This part is a bit ambiguous (perhaps that's just my interpretation of it though);

What's the way forward with this?

  1. Tag current master as v1.1.0, only defining +zstd as a possible compression format for layers, but no requirement for implementations of the v1.1.0 specification to support them
  2. Add the +zstd compression format to the list of required media types, and tag v1.1.0; projects implementing v1.1.0 of the specification MUST support zstd layers, or otherwise implement v1.0.x
  3. Wait for the discussion about "generic" layer types (https://github.com/opencontainers/image-spec/issues/791, https://github.com/opencontainers/image-spec/issues/799) to be completed before tagging v1.1.0
  4. Do a v1.1.0 release (1. or 2.), and leave 3. for a future (v1.2.0) release of the specification.

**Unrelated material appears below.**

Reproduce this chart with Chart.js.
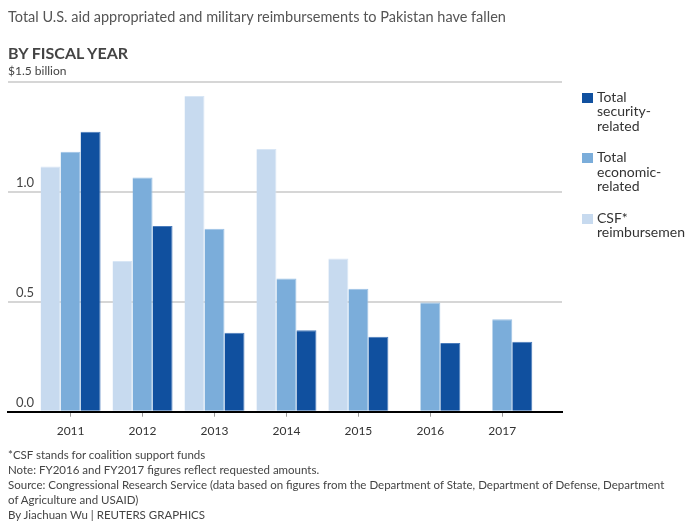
<!DOCTYPE html>
<html>
<head>
<meta charset="utf-8">
<script src="https://cdn.jsdelivr.net/npm/chart.js@4.4.1/dist/chart.umd.min.js"></script>
<style>
  html, body { margin: 0; padding: 0; background: #fff; }
  body { width: 697px; height: 529px; position: relative; overflow: hidden; font-family: Lato, sans-serif; }
  #wrap { position: absolute; left: 0; top: 0; width: 697px; height: 529px; }
  .txt { position: absolute; left: 8px; white-space: nowrap; }
  #titulo { top: 8.4px; font-size: 14.5px; line-height: 1.2; color: #555; }
  #sub { top: 42.5px; font-size: 16px; line-height: 1.2; font-weight: bold; color: #444; }
  #unidade { top: 64.2px; font-size: 12px; line-height: 1.2; color: #444; }
  #notas { position: absolute; left: 8px; top: 446.5px; width: 664px; font-size: 11.5px; line-height: 15px; color: #444; }
  #legenda { position: absolute; left: 582px; top: 89.5px; width: 103px; overflow: hidden; }
  .item { position: relative; padding-left: 15px; margin-bottom: 17px; font-size: 14px; line-height: 14.5px; color: #333; width: 75px; white-space: normal; }
  .item span.cor { position: absolute; left: 0; top: 3px; width: 11px; height: 10px; }
</style>
</head>
<body>
<div id="wrap"><canvas id="grafico_ajuda"></canvas></div>
<div class="txt" id="titulo">Total U.S. aid appropriated and military reimbursements to Pakistan have fallen</div>
<div class="txt" id="sub">BY FISCAL YEAR</div>
<div class="txt" id="unidade">$1.5 billion</div>
<div id="legenda"></div>
<div id="notas">
  *CSF stands for coalition support funds<br>
  Note: FY2016 and FY2017 figures reflect requested amounts.<br>
  Source: Congressional Research Service (data based on figures from the Department of State, Department of Defense, Department of Agriculture and USAID)<br>
  By Jiachuan Wu | REUTERS GRAPHICS
</div>
<script>
/* dados, em bilhões de dólares */
const anos = [2011, 2012, 2013, 2014, 2015, 2016, 2017];
const csf_reembolsos = [1.115, 0.686, 1.436, 1.195, 0.697, null, null];
const total_economico = [1.183, 1.065, 0.832, 0.606, 0.559, 0.497, 0.421];
const total_seguranca = [1.274, 0.845, 0.359, 0.370, 0.341, 0.313, 0.318];
const ticks_y = [0, 0.5, 1.0, 1.5];

const cor_escura = '#10509f';
const cor_media = '#7badda';
const cor_clara = '#c7daef';

function pontos(valores) {
    return anos.map((ano, i) => ({ x: ano, y: valores[i] }));
}

const data_ajuda = {
    datasets: [{
        label: 'CSF* reimbursements',
        data: pontos(csf_reembolsos),
        backgroundColor: cor_clara,
        borderColor: '#d8e6f5'
    },
    {
        label: 'Total economic-related',
        data: pontos(total_economico),
        backgroundColor: cor_media,
        borderColor: '#9cc2e5'
    },
    {
        label: 'Total security-related',
        data: pontos(total_seguranca),
        backgroundColor: cor_escura,
        borderColor: '#4a7cbc'
    }]
};

const config_ajuda = {
    type: 'bar',
    data: data_ajuda,
    options: {
        responsive: true,
        maintainAspectRatio: false,
        animation: false,
        categoryPercentage: 0.834,
        barPercentage: 1,
        borderWidth: { top: 1, right: 1, left: 0, bottom: 0 },
        layout: { padding: { left: 8, right: 135, top: 82, bottom: 0 } },
        plugins: { legend: { display: false }, tooltip: { enabled: false } },
        scales: {
            x: {
                type: 'linear',
                offset: false,
                min: 2010.13,
                max: 2017.83,
                afterBuildTicks: s => { s.ticks = anos.map(a => ({ value: a })); },
                afterFit: s => { s.height = 117.3; },
                grid: { offset: false, drawOnChartArea: false, drawTicks: true, tickLength: 5, color: '#999', tickWidth: 1 },
                border: { display: true, color: '#000', width: 2, z: 1 },
                ticks: {
                    padding: 7,
                    color: '#333',
                    font: { family: 'Lato', size: 12 },
                    callback: v => String(v)
                }
            },
            y: {
                min: 0,
                max: 1.5,
                afterBuildTicks: s => { s.ticks = ticks_y.map(v => ({ value: v })); },
                afterFit: s => { s.width = 0; },
                grid: {
                    drawTicks: false,
                    lineWidth: 2,
                    color: c => c.tick && c.tick.value === 0 ? 'rgba(0,0,0,0)' : '#d6d6d6'
                },
                border: { display: false },
                ticks: {
                    mirror: true,
                    padding: 8,
                    labelOffset: -9,
                    color: '#444',
                    font: { family: 'Lato', size: 13 },
                    callback: v => v === 1.5 ? '' : v.toFixed(1)
                }
            }
        }
    }
};

const grafico_ajuda = new Chart(
    document.getElementById('grafico_ajuda'),
    config_ajuda
);

/* legenda em html, na ordem inversa (escuro primeiro) */
const legenda = document.getElementById('legenda');
data_ajuda.datasets.slice().reverse().forEach(ds => {
    const item = document.createElement('div');
    item.className = 'item';
    const cor = document.createElement('span');
    cor.className = 'cor';
    cor.style.background = ds.backgroundColor;
    const rotulo = document.createElement('span');
    rotulo.textContent = ds.label;
    item.appendChild(cor);
    item.appendChild(rotulo);
    legenda.appendChild(item);
});
</script>
</body>
</html>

On a side-note, I noticed that the vnd.oci.image.manifest.v1+json was registered, but other mediatypes, including media-types for image layers are not; should they be?

SteveLasker commented 3 years ago

I get the inheritance, FROM model. But, why wouldn't it just push the newly compressed layers (both new layers and original layers that can now be compressed), to up-level the entire thing? What benefit do you get by having a mixed mode?

jonjohnsonjr commented 3 years ago

What benefit do you get by having a mixed mode?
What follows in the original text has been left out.